Just as security was a key concern in the development of Web banking, it will remain a concern in the mobile era. Using a mobile device for banking removes the second factor from the two-factor exchange of an SMS - a stolen mobile phone has, by definition, access to both the banking app and the incoming SMS - so banks have had to look elsewhere for mechanisms to secure their interfaces.
Nedbank partnered with Cape Town-based Entersekt to deploy certificate pairs to smartphones, associating registered devices with specific accounts and avoiding the risk of cloned SIMs. The bank's apps use a common PIN, only requiring an additional password for features like business banking. The PIN must be re-entered every time the app is opened, even if it is only closed briefly to answer a call, reducing the risk of a phone being stolen with an authenticated session open.
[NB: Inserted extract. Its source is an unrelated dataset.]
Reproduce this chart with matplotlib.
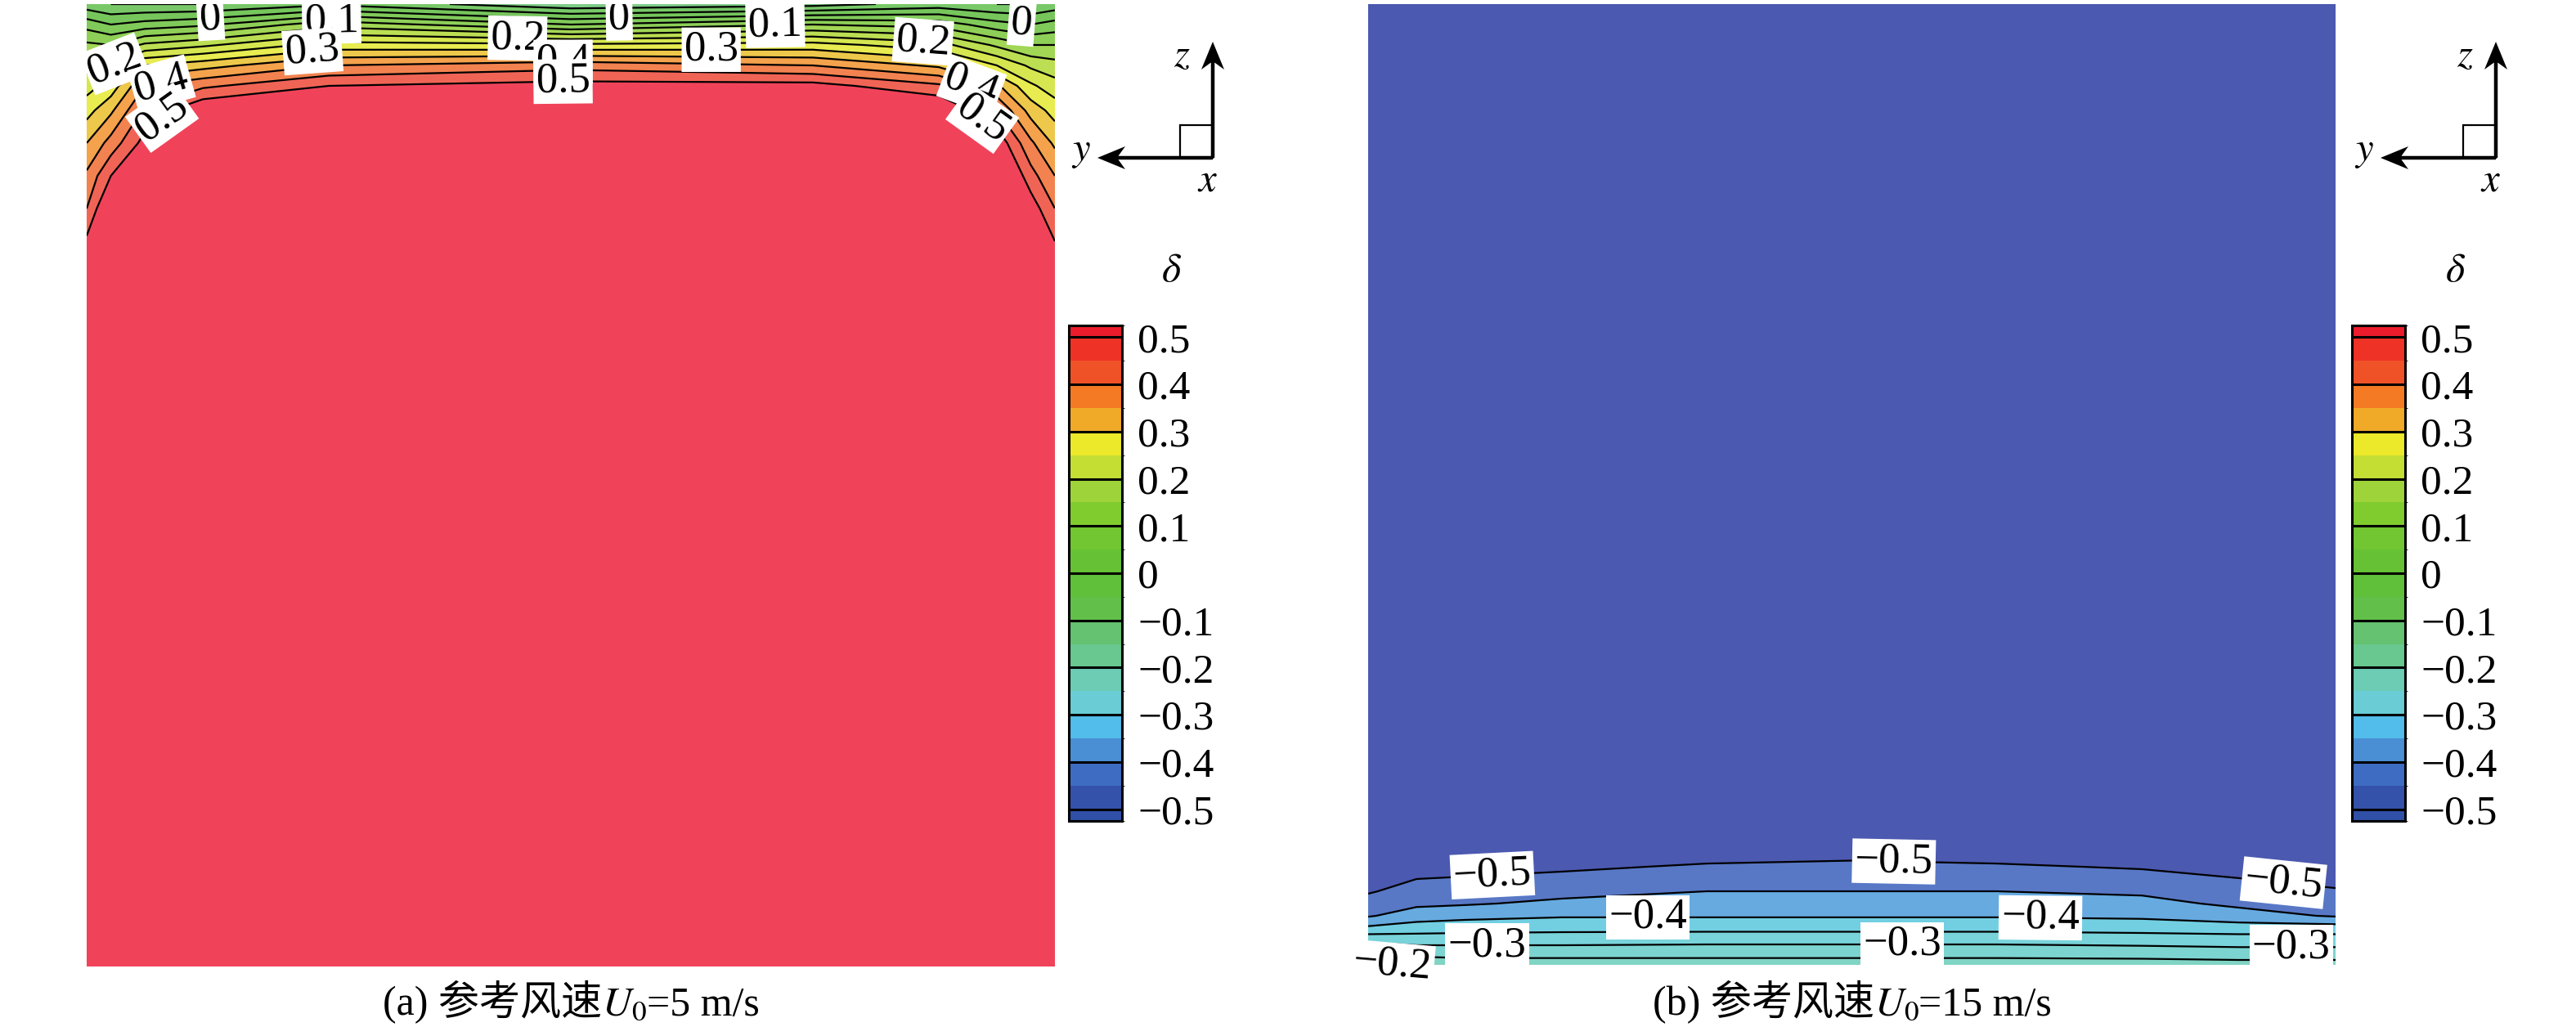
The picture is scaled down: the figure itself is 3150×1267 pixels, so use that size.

Like so many other day-to-day services, banking is experiencing a complete renaissance in the mobile era. We're seeing new services launching thick and fast. Banks are rapidly moving towards offering slick interfaces for smartphones and mobile devices.
Aggregation services are changing the way we view money. Even traditional currency is facing a complete change in perception.
Some of that is just good timing, but some is actively driven by the proliferation of mobile devices. And with services being extended to feature phones, banking can avoid the digital divide among the haves and have-nots of the mobile Internet generation.